Hopefully someone can help.

I've just noticed that on one of our Moodle installs, the user ID of new accounts has jumped to a much larger number.

Looking at the mdl_user, all id's are sequential from 0 up to 9537, then the next account created after that is 500243593.  And all accounts created after that are continuing from 500243593

We don't have any hacks to the core code.  Has anyone else experienced this issue before and able to offer assistance?

Moodle 3.8.4+

Many Thanks

Average of ratings: -
In reply to Mick Smith

Re: Big jump in User ID

by Mick Smith -
A wee update for anyone thats able to help with this....
I think its down to a rogue csv that was uploaded by one of the admins back in March. Is there away to reset the automatic user ID moodle creates to a lower number?
In reply to Mick Smith

Re: Big jump in User ID

by Leon Stringer -
Picture of Core developers Picture of Particularly helpful Moodlers

If this is the mdl_user.id column this isn't managed or incremented by Moodle, it's the database software which does this.

Whether and how this can be reset would depend on the database software, MySQL, MariaDB, PostgreSQL or SQL Server.
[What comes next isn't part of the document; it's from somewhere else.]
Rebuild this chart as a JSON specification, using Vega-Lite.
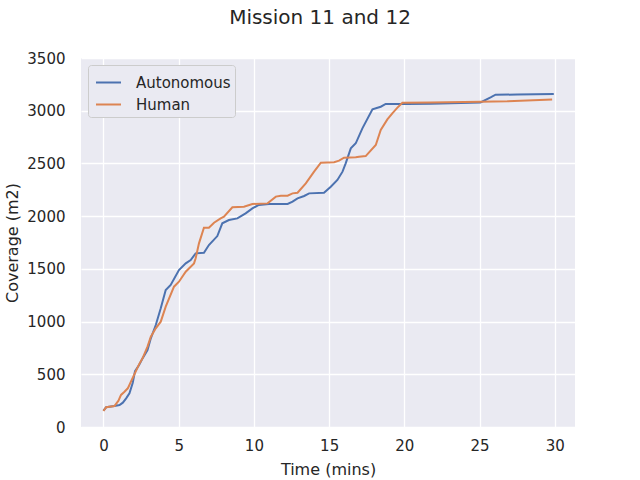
{
  "$schema": "https://vega.github.io/schema/vega-lite/v6.json",
  "autosize": {"type": "none"},
  "padding": {"left": 81, "top": 58, "right": 65, "bottom": 53},
  "width": 494,
  "height": 369,
  "background": "white",
  "title": {"text": "Mission 11 and 12", "fontSize": 20, "font": "DejaVu Sans", "fontWeight": "normal", "color": "#262626", "offset": 23, "dx": -8, "anchor": "middle"},
  "data": {"values": [
    {"t": 0, "c": 155, "s": "Autonomous"},
    {"t": 0.18, "c": 187, "s": "Autonomous"},
    {"t": 0.73, "c": 199, "s": "Autonomous"},
    {"t": 1.07, "c": 209, "s": "Autonomous"},
    {"t": 1.29, "c": 231, "s": "Autonomous"},
    {"t": 1.51, "c": 272, "s": "Autonomous"},
    {"t": 1.73, "c": 319, "s": "Autonomous"},
    {"t": 1.95, "c": 420, "s": "Autonomous"},
    {"t": 2.1, "c": 530, "s": "Autonomous"},
    {"t": 2.37, "c": 588, "s": "Autonomous"},
    {"t": 2.6, "c": 651, "s": "Autonomous"},
    {"t": 2.93, "c": 730, "s": "Autonomous"},
    {"t": 3.15, "c": 841, "s": "Autonomous"},
    {"t": 3.48, "c": 967, "s": "Autonomous"},
    {"t": 3.81, "c": 1126, "s": "Autonomous"},
    {"t": 4.14, "c": 1299, "s": "Autonomous"},
    {"t": 4.47, "c": 1347, "s": "Autonomous"},
    {"t": 5.02, "c": 1489, "s": "Autonomous"},
    {"t": 5.47, "c": 1552, "s": "Autonomous"},
    {"t": 5.8, "c": 1584, "s": "Autonomous"},
    {"t": 6.13, "c": 1647, "s": "Autonomous"},
    {"t": 6.68, "c": 1653, "s": "Autonomous"},
    {"t": 7.01, "c": 1726, "s": "Autonomous"},
    {"t": 7.57, "c": 1811, "s": "Autonomous"},
    {"t": 7.9, "c": 1932, "s": "Autonomous"},
    {"t": 8.34, "c": 1963, "s": "Autonomous"},
    {"t": 8.9, "c": 1979, "s": "Autonomous"},
    {"t": 9.45, "c": 2027, "s": "Autonomous"},
    {"t": 9.9, "c": 2074, "s": "Autonomous"},
    {"t": 10.33, "c": 2106, "s": "Autonomous"},
    {"t": 11, "c": 2115, "s": "Autonomous"},
    {"t": 12.24, "c": 2115, "s": "Autonomous"},
    {"t": 12.57, "c": 2137, "s": "Autonomous"},
    {"t": 12.9, "c": 2169, "s": "Autonomous"},
    {"t": 13.34, "c": 2191, "s": "Autonomous"},
    {"t": 13.67, "c": 2216, "s": "Autonomous"},
    {"t": 14.66, "c": 2222, "s": "Autonomous"},
    {"t": 15.11, "c": 2279, "s": "Autonomous"},
    {"t": 15.55, "c": 2343, "s": "Autonomous"},
    {"t": 15.89, "c": 2422, "s": "Autonomous"},
    {"t": 16.1, "c": 2501, "s": "Autonomous"},
    {"t": 16.44, "c": 2643, "s": "Autonomous"},
    {"t": 16.77, "c": 2691, "s": "Autonomous"},
    {"t": 17.21, "c": 2833, "s": "Autonomous"},
    {"t": 17.88, "c": 3013, "s": "Autonomous"},
    {"t": 18.43, "c": 3038, "s": "Autonomous"},
    {"t": 18.76, "c": 3064, "s": "Autonomous"},
    {"t": 19.54, "c": 3064, "s": "Autonomous"},
    {"t": 20.2, "c": 3064, "s": "Autonomous"},
    {"t": 21.75, "c": 3067, "s": "Autonomous"},
    {"t": 25.06, "c": 3079, "s": "Autonomous"},
    {"t": 25.73, "c": 3127, "s": "Autonomous"},
    {"t": 26.06, "c": 3152, "s": "Autonomous"},
    {"t": 27.5, "c": 3153, "s": "Autonomous"},
    {"t": 29.93, "c": 3158, "s": "Autonomous"},
    {"t": 0, "c": 152, "s": "Human"},
    {"t": 0.18, "c": 187, "s": "Human"},
    {"t": 0.73, "c": 199, "s": "Human"},
    {"t": 1.0, "c": 250, "s": "Human"},
    {"t": 1.17, "c": 304, "s": "Human"},
    {"t": 1.4, "c": 335, "s": "Human"},
    {"t": 1.62, "c": 367, "s": "Human"},
    {"t": 1.88, "c": 446, "s": "Human"},
    {"t": 2.37, "c": 594, "s": "Human"},
    {"t": 2.6, "c": 651, "s": "Human"},
    {"t": 2.93, "c": 762, "s": "Human"},
    {"t": 3.15, "c": 857, "s": "Human"},
    {"t": 3.48, "c": 936, "s": "Human"},
    {"t": 3.81, "c": 999, "s": "Human"},
    {"t": 4.14, "c": 1141, "s": "Human"},
    {"t": 4.69, "c": 1331, "s": "Human"},
    {"t": 5.02, "c": 1378, "s": "Human"},
    {"t": 5.47, "c": 1473, "s": "Human"},
    {"t": 6.02, "c": 1552, "s": "Human"},
    {"t": 6.13, "c": 1600, "s": "Human"},
    {"t": 6.35, "c": 1742, "s": "Human"},
    {"t": 6.68, "c": 1890, "s": "Human"},
    {"t": 7.01, "c": 1890, "s": "Human"},
    {"t": 7.35, "c": 1938, "s": "Human"},
    {"t": 7.79, "c": 1979, "s": "Human"},
    {"t": 8.01, "c": 1995, "s": "Human"},
    {"t": 8.57, "c": 2084, "s": "Human"},
    {"t": 9.34, "c": 2090, "s": "Human"},
    {"t": 9.9, "c": 2115, "s": "Human"},
    {"t": 10.91, "c": 2121, "s": "Human"},
    {"t": 11.46, "c": 2185, "s": "Human"},
    {"t": 11.79, "c": 2194, "s": "Human"},
    {"t": 12.24, "c": 2194, "s": "Human"},
    {"t": 12.57, "c": 2216, "s": "Human"},
    {"t": 12.9, "c": 2222, "s": "Human"},
    {"t": 13.45, "c": 2311, "s": "Human"},
    {"t": 14.0, "c": 2422, "s": "Human"},
    {"t": 14.45, "c": 2507, "s": "Human"},
    {"t": 15.33, "c": 2511, "s": "Human"},
    {"t": 15.66, "c": 2526, "s": "Human"},
    {"t": 15.99, "c": 2555, "s": "Human"},
    {"t": 16.77, "c": 2558, "s": "Human"},
    {"t": 16.99, "c": 2564, "s": "Human"},
    {"t": 17.43, "c": 2570, "s": "Human"},
    {"t": 18.1, "c": 2675, "s": "Human"},
    {"t": 18.43, "c": 2817, "s": "Human"},
    {"t": 18.87, "c": 2918, "s": "Human"},
    {"t": 19.2, "c": 2975, "s": "Human"},
    {"t": 19.54, "c": 3029, "s": "Human"},
    {"t": 19.87, "c": 3076, "s": "Human"},
    {"t": 21.75, "c": 3079, "s": "Human"},
    {"t": 25.06, "c": 3086, "s": "Human"},
    {"t": 26.84, "c": 3089, "s": "Human"},
    {"t": 29.82, "c": 3107, "s": "Human"}
  ]},
  "mark": {"type": "line", "strokeWidth": 2, "clip": true},
  "encoding": {
    "x": {"field": "t", "type": "quantitative", "title": "Time (mins)",
      "scale": {"domain": [-1.49, 31.34], "nice": false, "zero": false},
      "axis": {"values": [0, 5, 10, 15, 20, 25, 30], "format": "d", "labelPadding": 11, "titlePadding": 8}},
    "y": {"field": "c", "type": "quantitative", "title": "Coverage (m2)",
      "scale": {"domain": [0, 3500], "nice": false},
      "axis": {"values": [0, 500, 1000, 1500, 2000, 2500, 3000, 3500], "format": "d", "labelPadding": 16, "titlePadding": 6}},
    "color": {"field": "s", "type": "nominal",
      "scale": {"domain": ["Autonomous", "Human"], "range": ["#4C72B0", "#DD8452"]},
      "legend": {"title": null, "orient": "top-left", "offset": 7}}
  },
  "config": {
    "view": {"fill": "#EAEAF2", "stroke": null},
    "axis": {
      "domain": false, "ticks": false, "grid": true, "gridColor": "white", "gridWidth": 1.3, "gridOpacity": 1,
      "labelFont": "DejaVu Sans", "labelFontSize": 15, "labelColor": "#262626",
      "titleFont": "DejaVu Sans", "titleFontSize": 16, "titleFontWeight": "normal", "titleColor": "#262626",
      "labelFlush": false, "labelOverlap": false
    },
    "legend": {
      "labelFont": "DejaVu Sans", "labelFontSize": 15, "labelColor": "#262626",
      "symbolType": "stroke", "symbolStrokeWidth": 2, "symbolSize": 625, "rowPadding": -2,
      "labelOffset": 14, "symbolOffset": 3, "padding": 4,
      "fillColor": "#EAEAF2", "strokeColor": "#CCCCCC", "cornerRadius": 3, "labelLimit": 300
    }
  }
}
With MySQL 5.7 and earlier, the counter gets reset to the highest value present + 1 when MySQL is restarted. For example:

  1.     If you inserted 200 rows into a table the next id would be 201.
  2.     If you deleted the last 100 rows the next id would still be 201.

But:

  1.     If you inserted 200 rows into a table the next id would be 201.
  2.     If you deleted the last 100 rows and then restarted MySQL (assuming version 5.7).
  3.     Now the counter is reset and the next id would be 101.

So if you were using MySQL 5.7 or earlier and deleted the rows from mdl_user (not just deleting them from Moodle as this doesn't actually remove the rows) then restarting MySQL should reset the counter.

However in MySQL 8.0 and later (and MariaDB 10.2.4 and later), restarting doesn't reset this counter. MariaDB also has SET insert_id which may be useful.

I'm less familiar with PostgreSQL and SQL Server so I don't know about resetting these counters off the top of my head.

If you were looking to change these I'd recommend 1) making sure there was a database backup and 2) trying this on a test system first to make sure it works as expected.

In reply to Leon Stringer

Re: Big jump in User ID

by Mick Smith -
Thanks for replying Leon, I tried ALTER TABLE mdl_user AUTO_INCREMENT = VALUE on a test database, but as you stated, MYSQL will still set the value as highest value present + 1. I'm not wanting to mess around with the current users id's, the high id's shouldnt cause any issue. I was just shocked when I noticed them in the first place. Thanks for your assistance!